Following the devastating earthquake of 1906, the streets south of Market were rendered an industrial wasteland, and they stayed that way for the better part of a century. It wasn’t until the tech boom of the 1990s that the city really began to rejuvenate the area. Now, the neighborhood – mostly called SoMa – is a haven for art and culture, with many museums and galleries, baseball games at the newly renamed Oracle Park, and an abundance of chic restaurants and bars that line the streets. With so much to do, it’s easy to spend a day (or more) exploring. Here’s how to spend 24 hours in SoMa, San Francisco.
Have breakfast at The Bagel Bakery SF
People don’t think to seek out bagels when they’re not in New York City. However, San Francisco is basically the NYC of the West Coast, and The Bagel Bakery has the bagels to prove it. The eatery boasts “real bagels since 1976” and gives patrons plenty of options – from a simple bagel and schmear to bagelwiches and even bagel omelets. For those less interested in that specific savory goodness, the restaurant also offers a sweet pastry menu.
Explore the Yerba Buena Center of the Arts
The Yerba Buena Center of the Arts (YBCA) is a multi-disciplinary arts center that offers everything from musical and dance performances to fine art gallery displays and cinematic endeavors. Though there is a fee to view exhibits, YBCA does have a couple of free-to-the-public features: an elevated outdoor plaza called Third Street Courtyard and public art installations. The expansive center is housed in the Yerba Buena Gardens, which is also worth getting lost in – especially on a beautiful day.
Grab some lunch at Sammy’s on 2nd
Before you continue exploring SoMa, grab a good old-fashioned sandwich at Sammy’s on 2nd. The deli offers a wide range of sandwiches – including pastrami and vegetarian options – as well as Mediterranean fare such as dolmas and tabouleh. It’s a classic San Francisco experience that will have you feeling like a local.
Visit the Museum of the African Diaspora
The Museum of the African Diaspora (MoAD) showcases the history, art and culture that bloomed from African migration across the globe. The museum’s mission is to connect all visitors through everyone’s globally shared African heritage. It features exhibits that explore everything from the origins of humans to the rich impact African culture has had on the arts.

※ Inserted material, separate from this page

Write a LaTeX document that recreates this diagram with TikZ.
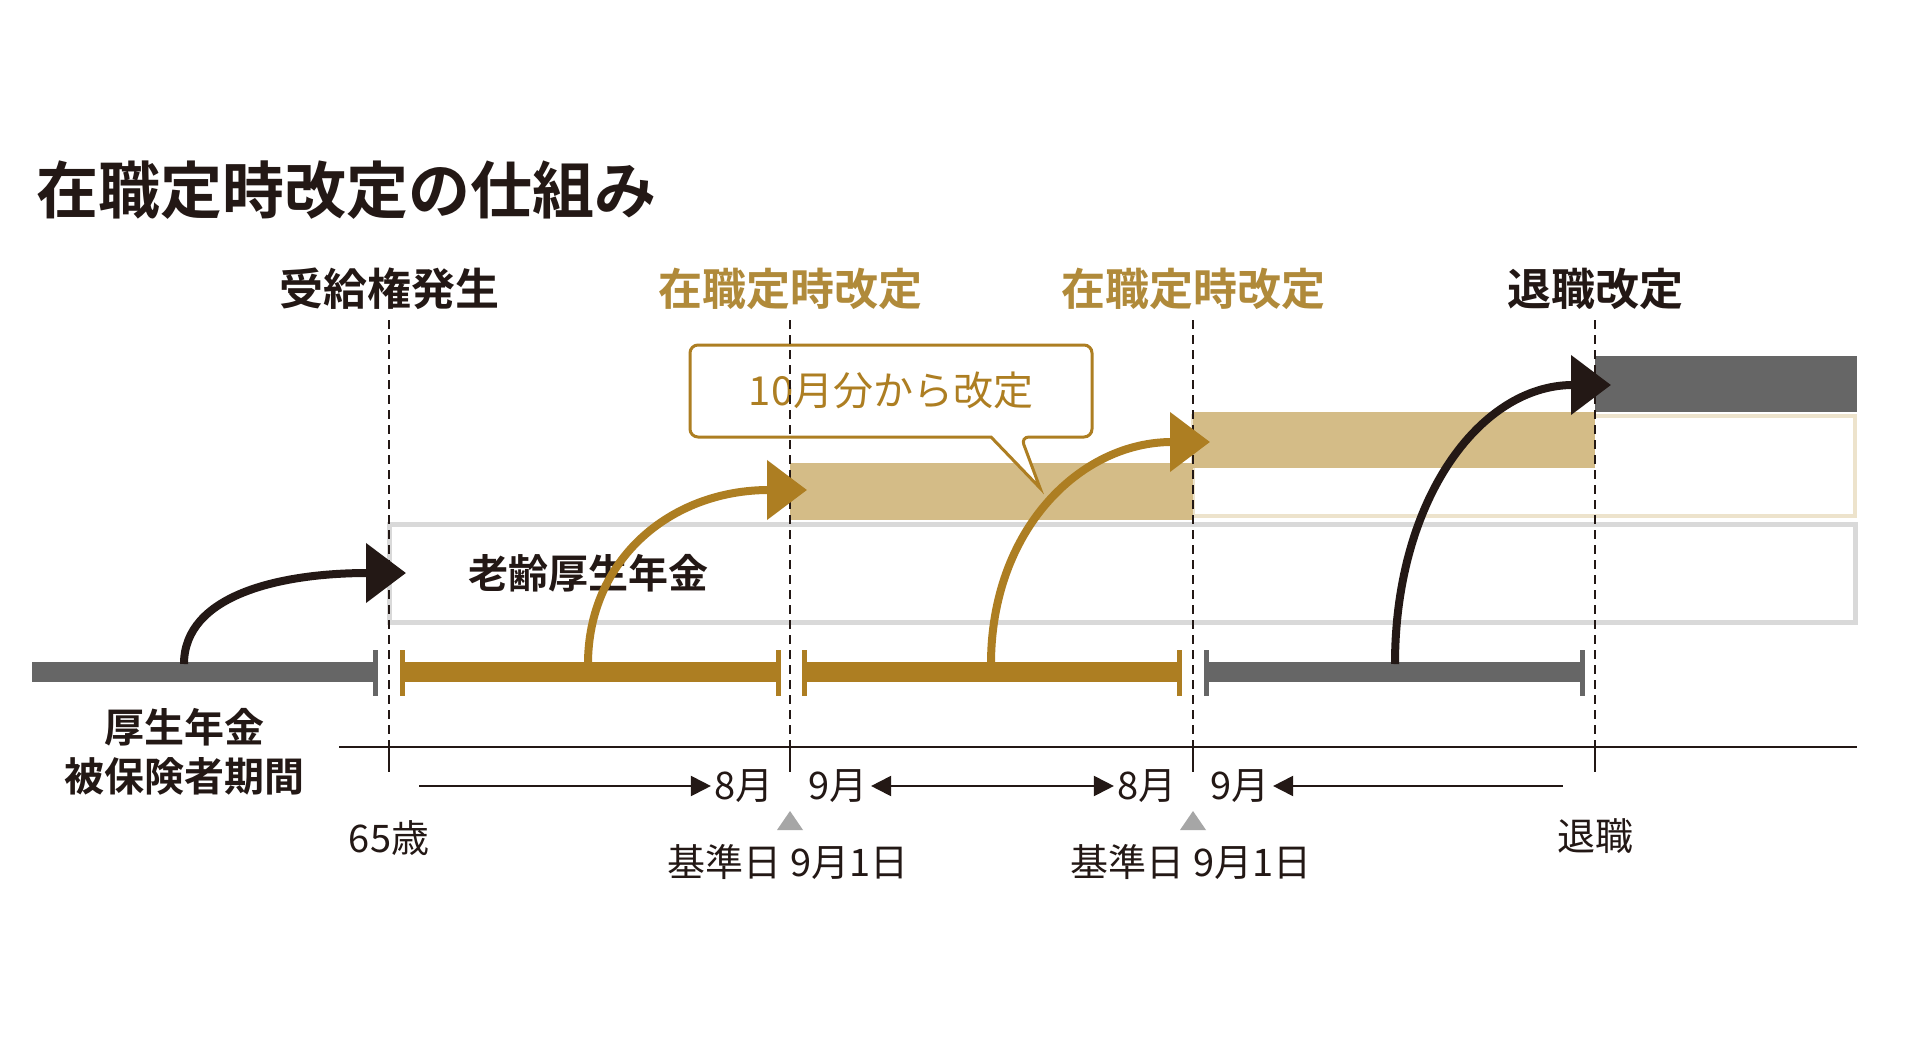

Catch a baseball game at Oracle Park
If you’re visiting San Francisco during baseball season and just happen to be around during a Giants home game, snag a ticket in the cheap seats and soak in one of the most beautiful ballparks in the country. Oracle Park boasts breathtaking views of the bay and McCovey Cove and offers some mouth-watering fare, including drool-inducing garlic fries.
Have dinner at Marlowe
There are wonderful restaurants in San Francisco any way you turn, but one of SoMa’s most popular is Marlowe. The American bistro, run by husband-and-wife team Anna Weinberg and James Nicholas, along with chef Jennifer Puccio, bills itself as “meat-centric,” and though the ribeye and porkchop are phenomenal, there’s so much more to the menu than carnivorous treats. Begin with an appetizer of creamy, whipped burrata or crispy brussels sprout chips, and if you’re not a meat eater, their polenta and Poulet “Vert” is to die for. Make sure to save time for a drink before or after dinner – their cocktail menu is just as indulgent as the food.
Listen to live music at Slim’s
If you’re a live music fan, Slim’s is definitely worth a visit. The 550-capacity venue is standing room only and can get a little warm and crowded on popular nights, but it’s a great way to inundate yourself with local music and lesser-known touring bands. R&B legend Boz Scaggs founded the club, but oddly enough, its calendar is usually filled with rock acts. However, you’ll occasionally find jazz, hip-hop, R&B and artists of other various genres playing.
Imbibe at Local Edition
Local Edition is a bar made for those who love a good craft cocktail mixed with a piece of history. The bar is housed in the old printing room of The Examiner in the historic Hearst Building, and it tells the stories of San Francisco through newspaper clippings lining the walls. If you’re looking for a quiet place to sip a drink and chat, look elsewhere. Local Edition is usually bustling with people, and on any given night could host live music.
Have more drinks at The Stud
For those who aren’t quite ready to call it a night, mosey on over to The Stud – one of San Francisco’s most illustrious gay bars and the premier venue for burlesque and drag shows. Aside from cheap drinks and oodles of entertainment, the bar’s special late-night license means its doors are open until 4am on Fridays and Saturdays.